Specializes in CVOR, CVICU/CTICU, CCRN-CMC-CSC.

Can't speak to school nursing, but definitely seeing it in the ER on a daily basis. These days, my faith in the next generation goes straight down the toilet with each pediatric visit.

I think there is an extreme across the board lack of respect in society. For Police officers, nurses, teachers, parents, etc.

There was a time when certain professions were revered and respected. I see an real trend away from that. It's troubling to say the least.

Even just common manners...Please and thank you. A kind word, a smile. They go a long way.

Specializes in Pediatrics/Developmental Pediatrics/Research/psych.

Well do many of the schools nowadays pride themselves in developing "questioning minds".

In my experience that is code for children who lack discipline.

I'm big on manners in my room. No barging in and making demands, you must use please and thank you. I make my own kids do it, I make the students in the school do it. Why don't people realize how important these basic things are?

Specializes in school nursing, ortho, trauma.

oh, yes, yes!! I have been aghast by children standing in my office and using my phone and then hearing them demand they their parents come and pick them up NOW. (often times demanding them to leave work. ) Granted, I always get to talk to the parents first to prime them of the situation and tell them what i think is going on - i'm sure we all do before we hand the phone over. But once I head these little darlings start saying things like "you're stupid" to their parents or the water works start because their parent is presumably telling them to go back to class - i feel like the conversation is over and little darling can calm them self down and go back to class.

I really like all the kids. HS kids are funny.

I have some favorites. I mostly like the "bad" kids, meaning the ones who come in and they are simply screaming for attention. I do the Tough Mom thing and they eat it up. Funnily enough, they aren't rude and are the most responsive to "Please and Thank you" when they are. They don't mind being corrected.

Oftentimes it is the popular kid that is the most rude.

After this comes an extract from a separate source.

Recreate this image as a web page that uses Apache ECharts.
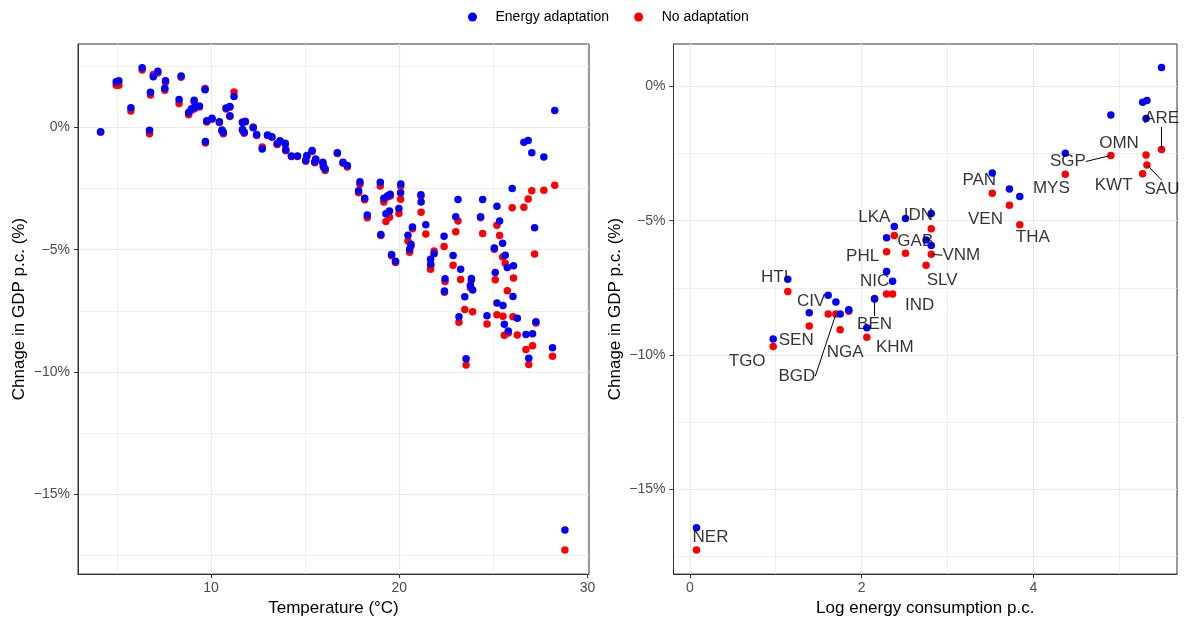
<!DOCTYPE html>
<html><head><meta charset="utf-8">
<script src="https://cdn.jsdelivr.net/npm/echarts@6/dist/echarts.min.js"></script>
<style>html,body{margin:0;padding:0;background:#fff}#c{width:1184px;height:622px}</style>
</head><body><div id="c"></div>
<script>
// ---- Left panel: temperature vs change in GDP p.c. (%) ----
const tempC = [4.13,4.96,5.10,5.74,6.34,6.73,6.78,6.93,7.17,7.58,7.54,8.41,8.30,8.81,8.96,9.10,9.12,9.38,9.68,9.70,
  9.77,10.05,10.44,10.58,10.65,10.80,11.00,11.00,11.22,11.67,11.82,11.67,11.76,12.24,12.42,12.72,13.00,13.23,13.51,13.66,
  13.94,13.97,14.27,14.59,15.03,15.09,15.37,15.51,15.56,15.94,15.97,16.06,16.71,17.01,17.24,17.91,17.84,18.16,18.30,18.99,
  19.18,19.38,19.52,19.29,19.48,19.02,20.08,20.07,19.98,19.59,19.80,21.15,21.16,20.70,20.46,20.62,20.55,21.41,21.66,21.85,
  21.67,22.38,22.86,22.43,22.40,23.26,23.12,23.00,23.83,23.78,23.90,23.48,23.17,23.55,24.43,24.32,24.66,25.19,25.33,25.05,
  25.49,25.63,25.74,26.07,25.10,26.04,25.19,25.51,26.27,25.58,25.79,26.73,27.08,27.26,26.88,28.14,27.19,28.26,27.68,27.04,
  26.85,26.62,26.00,28.80];
const tempEnergyAdapt = [-0.18,1.87,1.91,0.80,2.44,-0.12,1.44,2.07,2.30,1.91,1.60,2.10,1.14,0.61,0.76,1.11,0.81,0.88,1.54,-0.58,
  0.27,0.37,0.23,-0.11,-0.20,0.79,0.86,0.48,1.26,0.20,0.23,-0.09,-0.20,-0.01,-0.29,-0.88,-0.31,-0.38,-0.66,-0.54,
  -0.65,-0.91,-1.17,-1.17,-1.34,-1.15,-0.94,-1.40,-1.29,-1.42,-1.59,-1.69,-1.04,-1.42,-1.56,-2.22,-2.59,-2.90,-3.58,-2.24,
  -2.90,-2.79,-2.73,-3.53,-3.42,-4.38,-2.31,-2.67,-3.31,-5.19,-5.47,-2.75,-3.05,-4.07,-4.41,-4.78,-4.98,-3.98,-5.39,-5.16,
  -5.59,-4.45,-5.24,-6.19,-6.69,-5.80,-2.95,-3.65,-6.18,-6.45,-6.65,-6.92,-7.74,-9.46,-2.95,-3.65,-7.70,-3.22,-3.83,-4.93,
  -4.74,-5.23,-5.73,-5.66,-5.93,-6.91,-7.18,-7.28,-7.80,-8.05,-8.32,-8.47,-8.43,-7.94,-9.44,-9.01,-4.10,0.69,-1.21,-1.04,
  -0.53,-0.61,-2.50,-16.46];
const tempNoAdapt = [-0.20,1.72,1.72,0.67,2.35,-0.26,1.33,2.16,2.22,1.85,1.52,2.05,0.98,0.52,0.70,1.05,0.76,0.83,1.59,-0.64,
  0.22,0.33,0.20,-0.15,-0.26,0.75,0.82,0.45,1.45,0.22,0.25,-0.12,-0.24,0.02,-0.33,-0.80,-0.33,-0.40,-0.70,-0.58,
  -0.70,-0.95,-1.19,-1.19,-1.38,-1.18,-0.98,-1.44,-1.32,-1.46,-1.63,-1.76,-1.07,-1.46,-1.62,-2.32,-2.67,-2.96,-3.69,-2.39,
  -3.05,-2.84,-2.80,-3.85,-3.67,-4.42,-2.40,-2.94,-3.52,-5.25,-5.52,-2.80,-3.47,-4.14,-4.64,-4.85,-5.10,-4.36,-5.80,-5.05,
  -5.65,-4.87,-5.63,-6.30,-6.74,-6.22,-3.83,-4.26,-6.25,-6.55,-7.54,-7.44,-7.96,-9.71,-4.34,-3.69,-8.04,-4.00,-4.42,-4.98,
  -5.30,-5.55,-6.68,-6.16,-6.23,-7.74,-7.66,-7.72,-8.49,-8.50,-8.40,-9.08,-8.93,-8.00,-9.69,-9.35,-5.17,-2.36,-2.57,-2.59,
  -2.93,-3.26,-3.28,-17.27];

// ---- Right panel: log energy consumption vs change in GDP p.c. (%) ----
const countryCodes = ['NER','TGO','HTI','SEN','CIV','BGD','NGA','','KHM','BEN','IND','PHL','NIC','LKA','IDN','SLV','GAB','VNM',
  'PAN','VEN','THA','MYS','SGP','KWT','OMN','SAU','ARE'];
const logEnergy = [0.078,0.97,1.14,1.39,1.61,1.70,1.75,1.85,2.06,2.15,2.29,2.29,2.36,2.38,2.51,2.75,2.81,2.81,
  3.52,3.72,3.84,4.37,4.90,5.27,5.31,5.32,5.49];
const energyAdapt = [-16.44,-9.41,-7.18,-8.43,-7.78,-8.03,-8.48,-8.32,-8.99,-7.92,-6.89,-5.64,-7.26,-5.22,-4.92,-5.72,-4.73,-5.92,
  -3.22,-3.82,-4.10,-2.49,-1.06,-0.59,-1.19,-0.52,0.71];
const noAdapt = [-17.27,-9.69,-7.64,-8.92,-8.48,-8.48,-9.06,-8.37,-9.34,-7.90,-7.73,-6.16,-7.73,-5.55,-6.21,-6.66,-5.30,-6.25,
  -3.98,-4.42,-5.15,-3.27,-2.57,-3.25,-2.55,-2.92,-2.35];

// tick labels
const xTicksLeft = [10, 20, 30];
const xTicksRight = [0, 2, 4];
const yTicks = [-15, -10, -5, 0];

// label placement (pixel offsets from the point) and which labels get a leader line
const labelOffsets = {NER:[14,-13],TGO:[-26,15],HTI:[-13,-14],SEN:[-13,14],CIV:[-17,-13],BGD:[-39,62],NGA:[5,23],
  KHM:[28,10],BEN:[0,26],IND:[33,11],PHL:[-24,4],NIC:[-18,-13],LKA:[-20,-18],IDN:[13,-38],SLV:[16,15],GAB:[-16,13],
  VNM:[30,1],PAN:[-13,-13],VEN:[-24,14],THA:[13,13],MYS:[-14,14],SGP:[-43,6],KWT:[-29,12],OMN:[-27,-12],SAU:[15,24],ARE:[0,-31]};
const withLine = ['BGD','BEN','VNM','SGP','SAU','ARE'];

const FONT = '"Liberation Sans", Arial, Helvetica, sans-serif';
const BLUE = '#0000ff', RED = '#ff0000';
const fmtPct = v => (v < 0 ? '\u2212' + Math.abs(v) : String(v)) + '%';

function makeX(gridIndex, min, max, splitNumber, ticks, name) {
  return {
    type: 'value', gridIndex, min, max, splitNumber,
    name, nameLocation: 'middle', nameGap: 22,
    nameTextStyle: {fontSize: 17, color: '#000', fontFamily: FONT},
    axisLine: {show: true, onZero: false, lineStyle: {color: '#333', width: 1}},
    axisTick: {show: true, length: 4, lineStyle: {color: '#333', width: 1}, customValues: ticks},
    axisLabel: {fontSize: 14, color: '#4d4d4d', margin: 7, fontFamily: FONT, customValues: ticks},
    splitLine: {show: true, lineStyle: {color: '#ebebeb', width: 1.1}},
    minorTick: {show: false, splitNumber: 2},
    minorSplitLine: {show: true, lineStyle: {color: '#ebebeb', width: 0.8}}
  };
}
function makeY(gridIndex, min, max) {
  return {
    type: 'value', gridIndex, min, max, splitNumber: 4,
    name: 'Chnage in GDP p.c. (%)', nameLocation: 'middle', nameGap: 50,
    nameTextStyle: {fontSize: 17, color: '#000', fontFamily: FONT},
    axisLine: {show: true, onZero: false, lineStyle: {color: '#333', width: 1}},
    axisTick: {show: true, length: 4, lineStyle: {color: '#333', width: 1}, customValues: yTicks},
    axisLabel: {fontSize: 14, color: '#4d4d4d', margin: 8, fontFamily: FONT, customValues: yTicks, formatter: fmtPct},
    splitLine: {show: true, lineStyle: {color: '#ebebeb', width: 1.1}},
    minorTick: {show: false, splitNumber: 2},
    minorSplitLine: {show: true, lineStyle: {color: '#ebebeb', width: 0.8}}
  };
}

const labelIdx = countryCodes.map((c, i) => i).filter(i => countryCodes[i] !== '');
const labelData = labelIdx.map(i => {
  const code = countryCodes[i];
  const item = {value: [logEnergy[i], noAdapt[i]], name: code};
  if (withLine.indexOf(code) >= 0) {
    item.labelLine = {show: true, lineStyle: {color: '#000', width: 1}};
  }
  return item;
});

const chart = echarts.init(document.getElementById('c'), null, {renderer: 'canvas'});
chart.setOption({
  animation: false,
  backgroundColor: '#fff',
  textStyle: {fontFamily: FONT},
  legend: {
    data: ['Energy adaptation', 'No adaptation'],
    left: 463, top: 5, itemWidth: 36, itemHeight: 9, itemGap: 25, icon: 'circle',
    itemStyle: {opacity: 1},
    textStyle: {fontSize: 14, color: '#000', fontFamily: FONT}
  },
  grid: [
    {left: 78, top: 44, width: 511, height: 532, show: true, borderColor: '#333', borderWidth: 1, backgroundColor: '#fff'},
    {left: 673.5, top: 44, width: 503.5, height: 532, show: true, borderColor: '#333', borderWidth: 1, backgroundColor: '#fff'}
  ],
  xAxis: [
    makeX(0, 2.93, 30.08, 3, xTicksLeft, 'Temperature (\u00b0C)'),
    makeX(1, -0.19, 5.67, 3, xTicksRight, 'Log energy consumption p.c.')
  ],
  yAxis: [makeY(0, -18.26, 3.41), makeY(1, -18.17, 1.585)],
  series: [
    {type: 'scatter', name: 'No adaptation', xAxisIndex: 0, yAxisIndex: 0, symbolSize: 7.5,
      itemStyle: {color: RED, opacity: 1}, silent: true, data: tempC.map((t, i) => [t, tempNoAdapt[i]])},
    {type: 'scatter', name: 'Energy adaptation', xAxisIndex: 0, yAxisIndex: 0, symbolSize: 7.5,
      itemStyle: {color: BLUE, opacity: 1}, silent: true, data: tempC.map((t, i) => [t, tempEnergyAdapt[i]])},
    {type: 'scatter', name: 'No adaptation', xAxisIndex: 1, yAxisIndex: 1, symbolSize: 7.5,
      itemStyle: {color: RED, opacity: 1}, silent: true, data: logEnergy.map((x, i) => [x, noAdapt[i]])},
    {type: 'scatter', name: 'Energy adaptation', xAxisIndex: 1, yAxisIndex: 1, symbolSize: 7.5,
      itemStyle: {color: BLUE, opacity: 1}, silent: true, data: logEnergy.map((x, i) => [x, energyAdapt[i]])},
    {type: 'scatter', name: 'labels', xAxisIndex: 1, yAxisIndex: 1, symbolSize: 1, silent: true, z: 5,
      itemStyle: {color: 'rgba(0,0,0,0)'},
      label: {show: true, position: 'inside', align: 'center', verticalAlign: 'middle',
        formatter: p => p.name, fontSize: 17, color: '#000', fontFamily: FONT},
      labelLine: {show: false},
      labelLayout: p => {
        const code = countryCodes[labelIdx[p.dataIndex]];
        const o = labelOffsets[code] || [0, 0];
        return {dx: o[0], dy: o[1]};
      },
      data: labelData}
  ]
});
</script>
</body></html>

Thankfully most of my population's rudeness is the barging in, talking to me while I'm talking to another student, not saying please/thank you, etc. I think I would lose my cool if a child started yelling at their parent in my clinic! There are some kids who do that at this school - but all the ones I've seen, it's related to a mental health issue.

Like others said, I'll make the kids go back into the hallway and enter quietly, I'll tell them to be quiet and not interrupt, I'll prompt them for please/thank you, etc.